- _DATA LINES_
--------------------------------------------------

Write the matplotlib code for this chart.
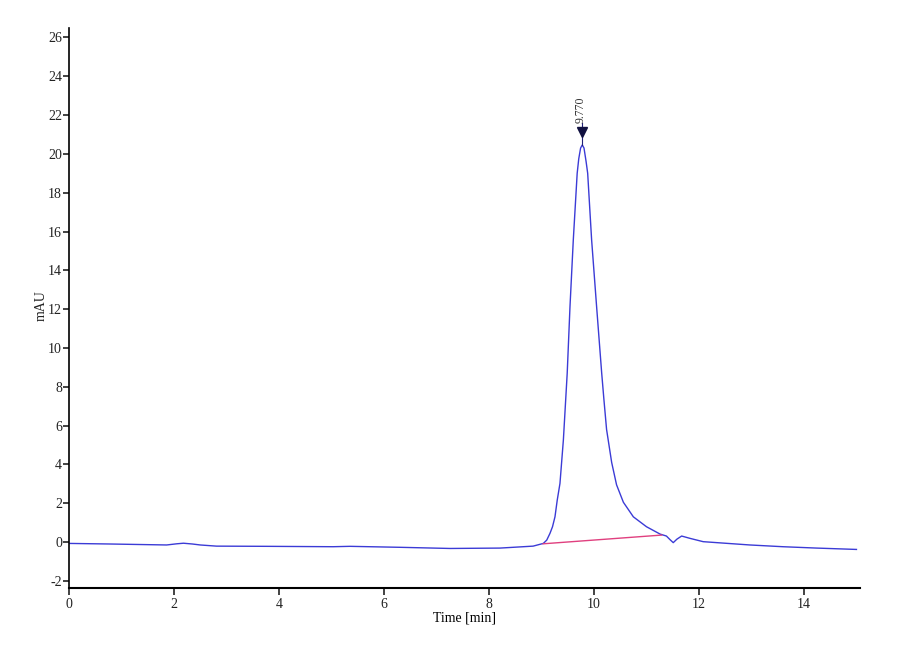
import matplotlib
matplotlib.use("Agg")
import matplotlib.pyplot as plt

# Chromatogram trace (time [min], signal [mAU])
time_min = [0.0, 0.78, 1.86, 2.05, 2.18, 2.35, 2.5, 2.81, 3.77, 5.03, 5.35, 6.3, 7.26, 8.21,
            8.84, 9.035, 9.10, 9.162, 9.21, 9.257, 9.30, 9.352, 9.417, 9.49, 9.543, 9.606,
            9.68, 9.71, 9.745, 9.777, 9.81, 9.85, 9.88, 9.955, 10.05, 10.147, 10.19, 10.24,
            10.337, 10.43, 10.56, 10.75, 11.0, 11.26, 11.38, 11.45, 11.51, 11.58, 11.67,
            11.83, 12.08, 12.34, 12.97, 13.6, 14.24, 15.0]
signal_mau = [-0.07, -0.10, -0.15, -0.09, -0.06, -0.10, -0.15, -0.21, -0.22, -0.24, -0.22,
              -0.27, -0.33, -0.31, -0.21, -0.07, 0.10, 0.45, 0.79, 1.30, 2.16, 3.02, 5.26,
              8.7, 12.13, 15.57, 19.0, 19.75, 20.3, 20.46, 20.3, 19.6, 19.0, 15.57, 12.13,
              8.7, 7.32, 5.8, 4.1, 2.95, 2.05, 1.30, 0.79, 0.41, 0.31, 0.12, -0.03, 0.15,
              0.31, 0.19, 0.02, -0.03, -0.15, -0.24, -0.31, -0.38]

# Integration baseline
baseline_t = [9.03, 11.29]
baseline_v = [-0.09, 0.36]

# Peak annotation
peak_t = 9.777
peak_v = 20.46
peak_label = "9.770"

x_ticks = [0, 2, 4, 6, 8, 10, 12, 14]
y_ticks = [-2, 0, 2, 4, 6, 8, 10, 12, 14, 16, 18, 20, 22, 24, 26]

plt.rcParams['font.family'] = ['Liberation Serif', 'DejaVu Serif']

fig = plt.figure(figsize=(9, 6.6), dpi=100)
ax = fig.add_axes([0.0767, 0.109, 0.879, 0.849])

ax.plot(time_min, signal_mau, color='#3b3bd6', lw=1.0)
ax.plot(baseline_t, baseline_v, color='#e0407f', lw=1.0)

# Peak marker: stem, down-pointing triangle, rotated label
ax.plot([peak_t, peak_t], [peak_v, peak_v + 1.15], color='#20207a', lw=0.8)
ax.plot([peak_t], [peak_v + 0.65], marker='v', markersize=7.5, color='#101040',
        linestyle='none')
ax.text(peak_t - 0.03, peak_v + 1.15, peak_label, rotation=90, ha='center', va='bottom',
        fontsize=8.5, color='#333333')

ax.set_xlim(0, 15.07)
ax.set_ylim(-2.37, 26.5)
ax.set_xticks(x_ticks)
ax.set_yticks(y_ticks)
ax.set_xticklabels([str(v) for v in x_ticks])
ax.set_yticklabels([str(v) for v in y_ticks])

for s in ['top', 'right']:
    ax.spines[s].set_visible(False)
ax.spines['left'].set_linewidth(1.2)
ax.spines['bottom'].set_linewidth(1.5)
ax.tick_params(axis='both', direction='out', length=4, width=1.2, labelsize=10,
               colors='#222222')
ax.tick_params(axis='x', pad=2.5, length=5)
ax.tick_params(axis='y', pad=1)

ax.set_xlabel("Time [min]", fontsize=10, labelpad=0)
fig.text(41.5 / 900, 1 - 306 / 660, "mAU", rotation=90, ha='center', va='center',
         fontsize=10, color='#222222')

fig.savefig("out.png", dpi=100)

--------------------------------------------------

- _WHAT TO WORK ON_
Repeat the material above in full and exactly, apart from the pictures.

- _RESULT OF THIS EXERCISE_
Write the matplotlib code for this chart.
import matplotlib
matplotlib.use("Agg")
import matplotlib.pyplot as plt

# Chromatogram trace (time [min], signal [mAU])
time_min = [0.0, 0.78, 1.86, 2.05, 2.18, 2.35, 2.5, 2.81, 3.77, 5.03, 5.35, 6.3, 7.26, 8.21,
            8.84, 9.035, 9.10, 9.162, 9.21, 9.257, 9.30, 9.352, 9.417, 9.49, 9.543, 9.606,
            9.68, 9.71, 9.745, 9.777, 9.81, 9.85, 9.88, 9.955, 10.05, 10.147, 10.19, 10.24,
            10.337, 10.43, 10.56, 10.75, 11.0, 11.26, 11.38, 11.45, 11.51, 11.58, 11.67,
            11.83, 12.08, 12.34, 12.97, 13.6, 14.24, 15.0]
signal_mau = [-0.07, -0.10, -0.15, -0.09, -0.06, -0.10, -0.15, -0.21, -0.22, -0.24, -0.22,
              -0.27, -0.33, -0.31, -0.21, -0.07, 0.10, 0.45, 0.79, 1.30, 2.16, 3.02, 5.26,
              8.7, 12.13, 15.57, 19.0, 19.75, 20.3, 20.46, 20.3, 19.6, 19.0, 15.57, 12.13,
              8.7, 7.32, 5.8, 4.1, 2.95, 2.05, 1.30, 0.79, 0.41, 0.31, 0.12, -0.03, 0.15,
              0.31, 0.19, 0.02, -0.03, -0.15, -0.24, -0.31, -0.38]

# Integration baseline
baseline_t = [9.03, 11.29]
baseline_v = [-0.09, 0.36]

# Peak annotation
peak_t = 9.777
peak_v = 20.46
peak_label = "9.770"

x_ticks = [0, 2, 4, 6, 8, 10, 12, 14]
y_ticks = [-2, 0, 2, 4, 6, 8, 10, 12, 14, 16, 18, 20, 22, 24, 26]

plt.rcParams['font.family'] = ['Liberation Serif', 'DejaVu Serif']

fig = plt.figure(figsize=(9, 6.6), dpi=100)
ax = fig.add_axes([0.0767, 0.109, 0.879, 0.849])

ax.plot(time_min, signal_mau, color='#3b3bd6', lw=1.0)
ax.plot(baseline_t, baseline_v, color='#e0407f', lw=1.0)

# Peak marker: stem, down-pointing triangle, rotated label
ax.plot([peak_t, peak_t], [peak_v, peak_v + 1.15], color='#20207a', lw=0.8)
ax.plot([peak_t], [peak_v + 0.65], marker='v', markersize=7.5, color='#101040',
        linestyle='none')
ax.text(peak_t - 0.03, peak_v + 1.15, peak_label, rotation=90, ha='center', va='bottom',
        fontsize=8.5, color='#333333')

ax.set_xlim(0, 15.07)
ax.set_ylim(-2.37, 26.5)
ax.set_xticks(x_ticks)
ax.set_yticks(y_ticks)
ax.set_xticklabels([str(v) for v in x_ticks])
ax.set_yticklabels([str(v) for v in y_ticks])

for s in ['top', 'right']:
    ax.spines[s].set_visible(False)
ax.spines['left'].set_linewidth(1.2)
ax.spines['bottom'].set_linewidth(1.5)
ax.tick_params(axis='both', direction='out', length=4, width=1.2, labelsize=10,
               colors='#222222')
ax.tick_params(axis='x', pad=2.5, length=5)
ax.tick_params(axis='y', pad=1)

ax.set_xlabel("Time [min]", fontsize=10, labelpad=0)
fig.text(41.5 / 900, 1 - 306 / 660, "mAU", rotation=90, ha='center', va='center',
         fontsize=10, color='#222222')

fig.savefig("out.png", dpi=100)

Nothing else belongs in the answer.